“Sobre o autoritarismo brasileiro”, de Lilia Moritz Schwarcz

Cleide Maria Maciel de Melo

Os desafios à compreensão do momento político que vivemos no Brasil, hoje, não param de crescer. Frente às notícias, muito frequentemente, surpreendo-me perguntando: – E isso, agora? Esse “estado de perplexidade” e constante indagação frequentam corações e mentes daqueles e daquelas que fazem (e fizeram) da luta pela democracia, sua bandeira. Por isso, a guinada autoritária parece-nos estranha, um despropósito! O livro de Lilia Moritz Schwarcz (Sobre o autoritarismo brasileiro. Companhia das Letras, 2019) vem fazer coro a um sem número de livros e artigos produzidos com a intenção de alimentar nossas reflexões e, quem sabe, qualificar nossas posições.
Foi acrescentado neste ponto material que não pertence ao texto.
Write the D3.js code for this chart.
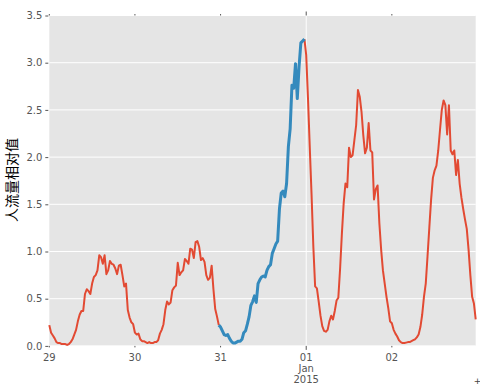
<!DOCTYPE html>
<html>
<head>
<meta charset="utf-8">
<script src="https://cdn.jsdelivr.net/npm/d3@7"></script>
<style>
  body { margin: 0; background: #fff; }
  svg { display: block; }
</style>
</head>
<body>
<div id="chart"></div>
<script>
// Half-hourly values, one array per day
var dec29 = [0.22, 0.14, 0.11, 0.08, 0.04, 0.03, 0.03, 0.02, 0.02, 0.02, 0.01, 0.02,
  0.04, 0.07, 0.12, 0.17, 0.26, 0.33, 0.37, 0.37, 0.55, 0.60, 0.58, 0.55,
  0.66, 0.73, 0.75, 0.80, 0.96, 0.94, 0.87, 0.96, 0.76, 0.80, 0.90, 0.87,
  0.86, 0.82, 0.76, 0.85, 0.86, 0.75, 0.63, 0.66, 0.38, 0.30, 0.25, 0.23];
var dec30 = [0.14, 0.12, 0.13, 0.07, 0.05, 0.05, 0.04, 0.03, 0.04, 0.03, 0.03, 0.04,
  0.04, 0.06, 0.13, 0.17, 0.23, 0.38, 0.47, 0.44, 0.46, 0.59, 0.62, 0.64,
  0.88, 0.75, 0.78, 0.80, 0.92, 0.90, 0.87, 1.03, 1.02, 0.93, 1.10, 1.11,
  1.05, 0.91, 0.93, 0.89, 0.75, 0.70, 0.72, 0.85, 0.60, 0.39, 0.31, 0.22];
var dec31 = [0.20, 0.16, 0.12, 0.11, 0.12, 0.08, 0.05, 0.03, 0.03, 0.04, 0.05, 0.05,
  0.07, 0.14, 0.16, 0.23, 0.31, 0.43, 0.47, 0.53, 0.46, 0.66, 0.70, 0.73,
  0.74, 0.73, 0.80, 0.84, 0.86, 0.98, 1.03, 1.08, 1.11, 1.45, 1.62, 1.64,
  1.58, 1.72, 2.11, 2.30, 2.76, 2.73, 2.99, 2.62, 2.96, 3.21, 3.23, 3.25];
var jan01 = [3.08, 2.62, 2.10, 1.60, 1.05, 0.63, 0.61, 0.47, 0.32, 0.21, 0.16, 0.15,
  0.17, 0.26, 0.32, 0.28, 0.37, 0.48, 0.51, 0.82, 1.19, 1.51, 1.72, 1.68,
  2.10, 2.00, 2.02, 2.18, 2.34, 2.71, 2.64, 2.48, 2.23, 2.04, 2.10, 2.36,
  2.07, 2.05, 1.55, 1.66, 1.70, 1.30, 1.02, 0.80, 0.66, 0.52, 0.40, 0.26];
var jan02 = [0.24, 0.17, 0.13, 0.10, 0.06, 0.04, 0.03, 0.03, 0.035, 0.04, 0.04, 0.05,
  0.06, 0.07, 0.09, 0.12, 0.20, 0.33, 0.52, 0.66, 0.95, 1.25, 1.55, 1.78,
  1.86, 1.91, 2.07, 2.29, 2.50, 2.60, 2.55, 2.24, 2.55, 2.07, 2.03, 2.07,
  1.81, 1.97, 1.72, 1.57, 1.45, 1.34, 1.24, 1.02, 0.75, 0.52, 0.45, 0.28];

// Highlighted stretch (blue), as half-hour indices
var highlightStart = 95;
var highlightEnd = 143;

// Ticks
var yTicks = [0, 0.5, 1, 1.5, 2, 2.5, 3, 3.5];
var dayTicks = [new Date(2014, 11, 29), new Date(2014, 11, 30), new Date(2014, 11, 31),
  new Date(2015, 0, 1), new Date(2015, 0, 2)];
var dayLabels = [["29"], ["30"], ["31"], ["01", "Jan", "2015"], ["02"]];
var majorTick = 3;

var yLabel = "人流量相对值";

var start = new Date(2014, 11, 29);
var values = [].concat(dec29, dec30, dec31, jan01, jan02);
var data = values.map((v, i) => ({ t: d3.timeMinute.offset(start, 30 * i), v: v }));

// Size variables
var width = 480;
var height = 390;
var plotLeft = 49.3, plotRight = 475.7, plotTop = 15.5, plotBottom = 345.9;

var svg = d3.select('#chart')
  .append('svg')
  .attr('width', width)
  .attr('height', height);

var xScale = d3.scaleTime()
  .domain(d3.extent(data, (d) => d.t))
  .range([plotLeft, plotRight]);

var yScale = d3.scaleLinear()
  .domain([0, 3.5])
  .range([plotBottom, plotTop]);

// Background
svg.append('rect')
  .attr('x', plotLeft)
  .attr('y', plotTop)
  .attr('width', plotRight - plotLeft)
  .attr('height', plotBottom - plotTop)
  .attr('fill', '#e5e5e5');

// Grid
svg.append('g')
  .selectAll('line')
  .data(yTicks)
  .enter().append('line')
  .attr('x1', plotLeft)
  .attr('x2', plotRight)
  .attr('y1', (d) => yScale(d))
  .attr('y2', (d) => yScale(d))
  .attr('stroke', '#fff')
  .attr('stroke-width', 1);

svg.append('line')
  .attr('x1', xScale(dayTicks[majorTick]))
  .attr('x2', xScale(dayTicks[majorTick]))
  .attr('y1', plotTop)
  .attr('y2', plotBottom)
  .attr('stroke', '#fff')
  .attr('stroke-width', 1);

// Y Axis
var yAxis = d3.axisLeft(yScale)
  .tickValues(yTicks)
  .tickFormat(d3.format('.1f'))
  .tickSize(3)
  .tickPadding(3);

var yG = svg.append('g')
  .attr('transform', `translate(${plotLeft - 1}, 0)`)
  .call(yAxis);
yG.select('.domain').remove();
yG.selectAll('line').attr('stroke', '#555');
yG.selectAll('text')
  .attr('fill', '#555')
  .style('font-family', 'DejaVu Sans')
  .style('font-size', '10px');

// X Axis ticks
var xG = svg.append('g');
dayTicks.forEach((d, i) => {
  var x = xScale(d);
  var len = i === majorTick ? 4 : 1.5;
  xG.append('line')
    .attr('x1', x).attr('x2', x)
    .attr('y1', plotBottom).attr('y2', plotBottom + len)
    .attr('stroke', '#555');
  xG.append('line')
    .attr('x1', x).attr('x2', x)
    .attr('y1', plotTop).attr('y2', plotTop - len)
    .attr('stroke', '#555');
  var t = xG.append('text')
    .attr('x', x)
    .attr('y', 361)
    .attr('text-anchor', 'middle')
    .attr('fill', '#555')
    .style('font-family', 'DejaVu Sans')
    .style('font-size', '10px');
  dayLabels[i].forEach((s, j) => {
    t.append('tspan')
      .attr('x', x)
      .attr('dy', j === 0 ? 0 : 11)
      .text(s);
  });
});

// Axis label
svg.append('text')
  .attr('transform', 'translate(17, 180) rotate(-90)')
  .attr('text-anchor', 'middle')
  .style('font-family', '"Noto Sans CJK SC"')
  .style('font-size', '14px')
  .attr('fill', '#000')
  .text(yLabel);

// Lines
var line = d3.line()
  .x((d) => xScale(d.t))
  .y((d) => yScale(d.v));

svg.append('path')
  .datum(data.slice(0, highlightStart + 1))
  .attr('fill', 'none')
  .attr('stroke', '#e24a33')
  .attr('stroke-width', 2)
  .attr('stroke-linejoin', 'round')
  .attr('d', line);

svg.append('path')
  .datum(data.slice(highlightEnd))
  .attr('fill', 'none')
  .attr('stroke', '#e24a33')
  .attr('stroke-width', 2)
  .attr('stroke-linejoin', 'round')
  .attr('d', line);

svg.append('path')
  .datum(data.slice(highlightStart, highlightEnd + 1))
  .attr('fill', 'none')
  .attr('stroke', '#348abd')
  .attr('stroke-width', 3)
  .attr('stroke-linejoin', 'round')
  .attr('d', line);

// Small marker at the corner
svg.append('text')
  .attr('x', 477.5)
  .attr('y', 384)
  .attr('text-anchor', 'middle')
  .attr('fill', '#444')
  .style('font-family', 'DejaVu Sans')
  .style('font-size', '9px')
  .text('+');
</script>
</body>
</html>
É difícil escolher o que falar de um livro que “circula” na longa duração (desde os primórdios do descobrimento do Brasil), inclui um amplo quadro de variáveis e, com isso, procura capturar a densidade do tema abordado. Cada uma das variáveis, implicam complexidade. São elas, na ordem de apresentação: escravidão e racismo (incluindo o patriarcalismo), mandonismo, patrimonialismo, corrupção, desigualdade social, violência, raça e gênero, intolerância. 

O título aponta tanto os limites (não se pretende falar das origens do autoritarismo) quanto a amplitude: falar sobre!  Para amparar seus argumentos, a autora se articula com a produção dos pares citados na bibliografia, sem o uso do recurso das notas (não previstas para a produção). Além disso, reproduz muitas informações e dados obtidos em relatórios e documentos, com os quais dialoga. 

A “veia autoritária” sempre esteve presente na história do nosso país: nas ações dos primeiros colonizadores (senhores absolutos de grandes extensões de terra), dos bandeirantes, dos membros da corte, dos senhores de escravos, dos agentes públicos, só para ficar em alguns exemplos. Talvez seja possível afirmar, após a leitura dessa obra, que nossa longa história de escravidão tenha produzido mais efeitos na constituição do autoritarismo brasileiro que outra dimensão da vida social. A escravidão impacta quase que a totalidade das variáveis em torno das quais Schwarcz constrói suas reflexões sobre o tema. 

O recurso à História, que não é uma bula de remédio, segundo a autora, nos serve de lembrete sobre quem somos, quem fomos. Não que essa área do conhecimento explique o caráter abusivo das formas autoritárias do comportamento dos brasileiros, nem que nos arremeta no beco sem saída das permanências. Mas, sim, que nos ajude a desnaturalizar modos de agir e de pensar que, porventura, possamos considerar como dados, como ruas sem saída. 

Se a história como mestra da vida norteou a leitura do passado pela nossa elite intelectual dos oitocentos (e justificou a arbitrariedade/autoritarismo na condução da coisa pública), é sua dimensão crítica, hoje, que nos dá as ferramentas (talvez, chaves?) para escolhermos e agirmos em direção a outros rumos.

Algumas repetições (de noções, de frases/períodos) provavelmente indicam que o livro não teve o necessário tempo de gaveta, conforme recomendações de Carlos Drummond de Andrade. Em tempos de “aceleração da vida”, esse recurso pode representar um luxo a que o autor não permite se dar, especialmente no caso de uma obra que visa atender à demanda temporal (foram reiteradas as chamadas de venda prévia do livro e anúncio da data de seu lançamento). 

Outro ponto, diz respeito à ausência da problematização de muitos dados apresentados. Ao que parece, a autora mais se ocupou em mostrar a questão do autoritarismo num amplo espectro, uma visão mais à distância, que lhe possibilitasse maior abrangência. E o panorama resultante dessa escolha, de fato, é fervilhante em estímulos a novos estudos!

Que saídas o livro nos apresenta? Três pontos chamam a atenção. O primeiro, de feição utópica, refere-se à elaboração de um projeto de nação inclusivo e igualitário que poderia ser expresso num pacto constitucional amplo e democrático, firmado com os múltiplos setores da sociedade por meio da progressiva implementação de direitos e fortalecimento institucional. O segundo, diz respeito ao investimento numa formação educacional sólida, ampla e equânime… que possibilitasse a construção de uma sociedade mais informada, leitora, crítica e capaz de dialogar. Por fim, a importância da participação de cada um no combate às práticas autoritárias e na defesa do direito de todos.